* [DATA EXTRACT]
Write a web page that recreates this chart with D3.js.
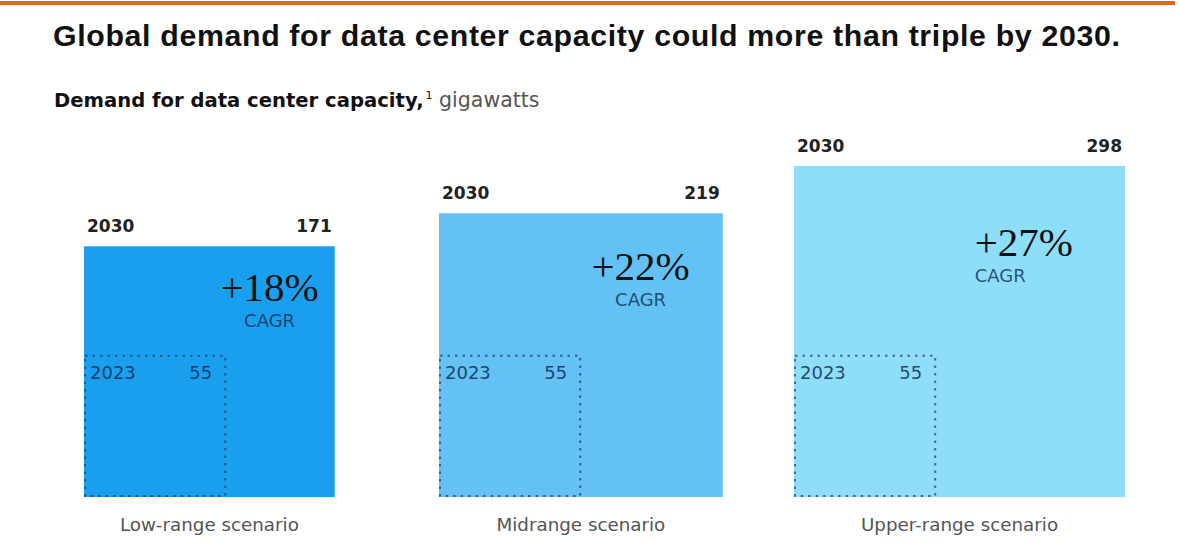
<!DOCTYPE html>
<html>
<head>
<meta charset="utf-8">
<script src="https://cdn.jsdelivr.net/npm/d3@7"></script>
<style>
  html, body { margin: 0; padding: 0; background: #fff; }
  svg { display: block; }
</style>
</head>
<body>
<svg id="chart" width="1179" height="549"></svg>
<script>
// ---- data ----
const scenarios = ["Low-range scenario", "Midrange scenario", "Upper-range scenario"];
const demand2030 = [171, 219, 298];
const demand2023 = [55, 55, 55];
const cagr = ["+18%", "+22%", "+27%"];
const yearNow = "2023";
const yearTarget = "2030";
const colors = ["#1A9FEE", "#63C1F3", "#8EDEFA"];

// ---- layout ----
const svg = d3.select("#chart");
const sans = "'DejaVu Sans', Verdana, sans-serif";
const titleFont = "'Liberation Sans', Arial, Helvetica, sans-serif";
const serif = "'Liberation Serif', 'Times New Roman', serif";

// top orange rule
svg.append("rect").attr("x", 0).attr("y", 1).attr("width", 1175).attr("height", 4).attr("fill", "#E0691F");

svg.append("text")
  .attr("x", 53).attr("y", 46)
  .attr("font-family", titleFont).attr("font-weight", "bold").attr("font-size", 30.3)
  .attr("letter-spacing", 0.65)
  .attr("fill", "#111")
  .text("Global demand for data center capacity could more than triple by 2030.");

const sub = svg.append("text")
  .attr("x", 54).attr("y", 107)
  .attr("font-family", sans).attr("font-size", 19.6).attr("fill", "#111");
sub.append("tspan").attr("font-weight", "bold").text("Demand for data center capacity,");
sub.append("tspan").attr("font-size", 11).attr("dy", -8).attr("dx", 2).text("1");
sub.append("tspan").attr("dy", 8).attr("font-size", 20.5).attr("fill", "#555").text(" gigawatts");

// scales: square side proportional to sqrt(value) (area encodes value)
const side = d3.scaleSqrt().domain([0, d3.max(demand2030)]).range([0, 331]);
const xBand = d3.scaleBand().domain(scenarios).range([84, 84 + 3 * 355]).paddingInner(0);
const baseY = 497;

// annotation placement for CAGR labels (offset from square's top-right corner)
const cagrPos = [
  { dx: -16, dy: 55, anchor: "end", subAnchor: "middle" },
  { dx: -33, dy: 67, anchor: "end", subAnchor: "middle" },
  { dx: -52, dy: 90, anchor: "end", subAnchor: "start" }
];

const g = svg.selectAll("g.sc").data(scenarios).join("g").attr("class", "sc");

g.each(function(name, i) {
  const sel = d3.select(this);
  const x0 = xBand(name);
  const s = side(demand2030[i]);
  const s0 = side(demand2023[i]);
  const top = baseY - s;

  sel.append("rect")
    .attr("x", x0).attr("y", top).attr("width", s).attr("height", s)
    .attr("fill", colors[i]);

  // 2030 header
  sel.append("text").attr("x", x0 + 3).attr("y", top - 14)
    .attr("font-family", sans).attr("font-weight", "bold").attr("font-size", 17).attr("fill", "#222")
    .text(yearTarget);
  sel.append("text").attr("x", x0 + s - 3).attr("y", top - 14)
    .attr("text-anchor", "end")
    .attr("font-family", sans).attr("font-weight", "bold").attr("font-size", 17).attr("fill", "#222")
    .text(demand2030[i]);

  // 2023 dotted square
  sel.append("rect")
    .attr("x", x0 + 1).attr("y", baseY - s0 + 1)
    .attr("width", s0 - 2).attr("height", s0 - 2)
    .attr("fill", "none")
    .attr("stroke", "rgba(25,60,100,0.7)").attr("stroke-width", 2)
    .attr("stroke-dasharray", "2.5,5");
  sel.append("text").attr("x", x0 + 6).attr("y", baseY - s0 + 24)
    .attr("font-family", sans).attr("font-size", 18).attr("fill", "rgba(15,45,85,0.85)")
    .text(yearNow);
  sel.append("text").attr("x", x0 + s0 - 14).attr("y", baseY - s0 + 24)
    .attr("text-anchor", "end")
    .attr("font-family", sans).attr("font-size", 18).attr("fill", "rgba(15,45,85,0.85)")
    .text(demand2023[i]);

  // CAGR
  const p = cagrPos[i];
  const cx = x0 + s + p.dx;
  const cy = top + p.dy;
  const big = sel.append("text").attr("x", cx).attr("y", cy)
    .attr("text-anchor", p.anchor)
    .attr("font-family", serif).attr("font-size", 41).attr("fill", "#111")
    .text(cagr[i]);
  const bb = big.node().getBBox();
  const subX = p.subAnchor === "middle" ? bb.x + bb.width / 2 : bb.x;
  sel.append("text").attr("x", subX).attr("y", cy + 26)
    .attr("text-anchor", p.subAnchor)
    .attr("font-family", sans).attr("font-size", 18).attr("fill", "rgba(15,45,85,0.8)")
    .text("CAGR");

  // scenario label
  sel.append("text").attr("x", x0 + s / 2).attr("y", 531)
    .attr("text-anchor", "middle")
    .attr("font-family", sans).attr("font-size", 18.3).attr("fill", "#555")
    .text(name);
});
</script>
</body>
</html>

* [GIVEN REQUEST] Make an exact copy of the whole listing, but don't bring over any pictures.

* [COMPLETE RESPONSE]
Write a web page that recreates this chart with D3.js.
<!DOCTYPE html>
<html>
<head>
<meta charset="utf-8">
<script src="https://cdn.jsdelivr.net/npm/d3@7"></script>
<style>
  html, body { margin: 0; padding: 0; background: #fff; }
  svg { display: block; }
</style>
</head>
<body>
<svg id="chart" width="1179" height="549"></svg>
<script>
// ---- data ----
const scenarios = ["Low-range scenario", "Midrange scenario", "Upper-range scenario"];
const demand2030 = [171, 219, 298];
const demand2023 = [55, 55, 55];
const cagr = ["+18%", "+22%", "+27%"];
const yearNow = "2023";
const yearTarget = "2030";
const colors = ["#1A9FEE", "#63C1F3", "#8EDEFA"];

// ---- layout ----
const svg = d3.select("#chart");
const sans = "'DejaVu Sans', Verdana, sans-serif";
const titleFont = "'Liberation Sans', Arial, Helvetica, sans-serif";
const serif = "'Liberation Serif', 'Times New Roman', serif";

// top orange rule
svg.append("rect").attr("x", 0).attr("y", 1).attr("width", 1175).attr("height", 4).attr("fill", "#E0691F");

svg.append("text")
  .attr("x", 53).attr("y", 46)
  .attr("font-family", titleFont).attr("font-weight", "bold").attr("font-size", 30.3)
  .attr("letter-spacing", 0.65)
  .attr("fill", "#111")
  .text("Global demand for data center capacity could more than triple by 2030.");

const sub = svg.append("text")
  .attr("x", 54).attr("y", 107)
  .attr("font-family", sans).attr("font-size", 19.6).attr("fill", "#111");
sub.append("tspan").attr("font-weight", "bold").text("Demand for data center capacity,");
sub.append("tspan").attr("font-size", 11).attr("dy", -8).attr("dx", 2).text("1");
sub.append("tspan").attr("dy", 8).attr("font-size", 20.5).attr("fill", "#555").text(" gigawatts");

// scales: square side proportional to sqrt(value) (area encodes value)
const side = d3.scaleSqrt().domain([0, d3.max(demand2030)]).range([0, 331]);
const xBand = d3.scaleBand().domain(scenarios).range([84, 84 + 3 * 355]).paddingInner(0);
const baseY = 497;

// annotation placement for CAGR labels (offset from square's top-right corner)
const cagrPos = [
  { dx: -16, dy: 55, anchor: "end", subAnchor: "middle" },
  { dx: -33, dy: 67, anchor: "end", subAnchor: "middle" },
  { dx: -52, dy: 90, anchor: "end", subAnchor: "start" }
];

const g = svg.selectAll("g.sc").data(scenarios).join("g").attr("class", "sc");

g.each(function(name, i) {
  const sel = d3.select(this);
  const x0 = xBand(name);
  const s = side(demand2030[i]);
  const s0 = side(demand2023[i]);
  const top = baseY - s;

  sel.append("rect")
    .attr("x", x0).attr("y", top).attr("width", s).attr("height", s)
    .attr("fill", colors[i]);

  // 2030 header
  sel.append("text").attr("x", x0 + 3).attr("y", top - 14)
    .attr("font-family", sans).attr("font-weight", "bold").attr("font-size", 17).attr("fill", "#222")
    .text(yearTarget);
  sel.append("text").attr("x", x0 + s - 3).attr("y", top - 14)
    .attr("text-anchor", "end")
    .attr("font-family", sans).attr("font-weight", "bold").attr("font-size", 17).attr("fill", "#222")
    .text(demand2030[i]);

  // 2023 dotted square
  sel.append("rect")
    .attr("x", x0 + 1).attr("y", baseY - s0 + 1)
    .attr("width", s0 - 2).attr("height", s0 - 2)
    .attr("fill", "none")
    .attr("stroke", "rgba(25,60,100,0.7)").attr("stroke-width", 2)
    .attr("stroke-dasharray", "2.5,5");
  sel.append("text").attr("x", x0 + 6).attr("y", baseY - s0 + 24)
    .attr("font-family", sans).attr("font-size", 18).attr("fill", "rgba(15,45,85,0.85)")
    .text(yearNow);
  sel.append("text").attr("x", x0 + s0 - 14).attr("y", baseY - s0 + 24)
    .attr("text-anchor", "end")
    .attr("font-family", sans).attr("font-size", 18).attr("fill", "rgba(15,45,85,0.85)")
    .text(demand2023[i]);

  // CAGR
  const p = cagrPos[i];
  const cx = x0 + s + p.dx;
  const cy = top + p.dy;
  const big = sel.append("text").attr("x", cx).attr("y", cy)
    .attr("text-anchor", p.anchor)
    .attr("font-family", serif).attr("font-size", 41).attr("fill", "#111")
    .text(cagr[i]);
  const bb = big.node().getBBox();
  const subX = p.subAnchor === "middle" ? bb.x + bb.width / 2 : bb.x;
  sel.append("text").attr("x", subX).attr("y", cy + 26)
    .attr("text-anchor", p.subAnchor)
    .attr("font-family", sans).attr("font-size", 18).attr("fill", "rgba(15,45,85,0.8)")
    .text("CAGR");

  // scenario label
  sel.append("text").attr("x", x0 + s / 2).attr("y", 531)
    .attr("text-anchor", "middle")
    .attr("font-family", sans).attr("font-size", 18.3).attr("fill", "#555")
    .text(name);
});
</script>
</body>
</html>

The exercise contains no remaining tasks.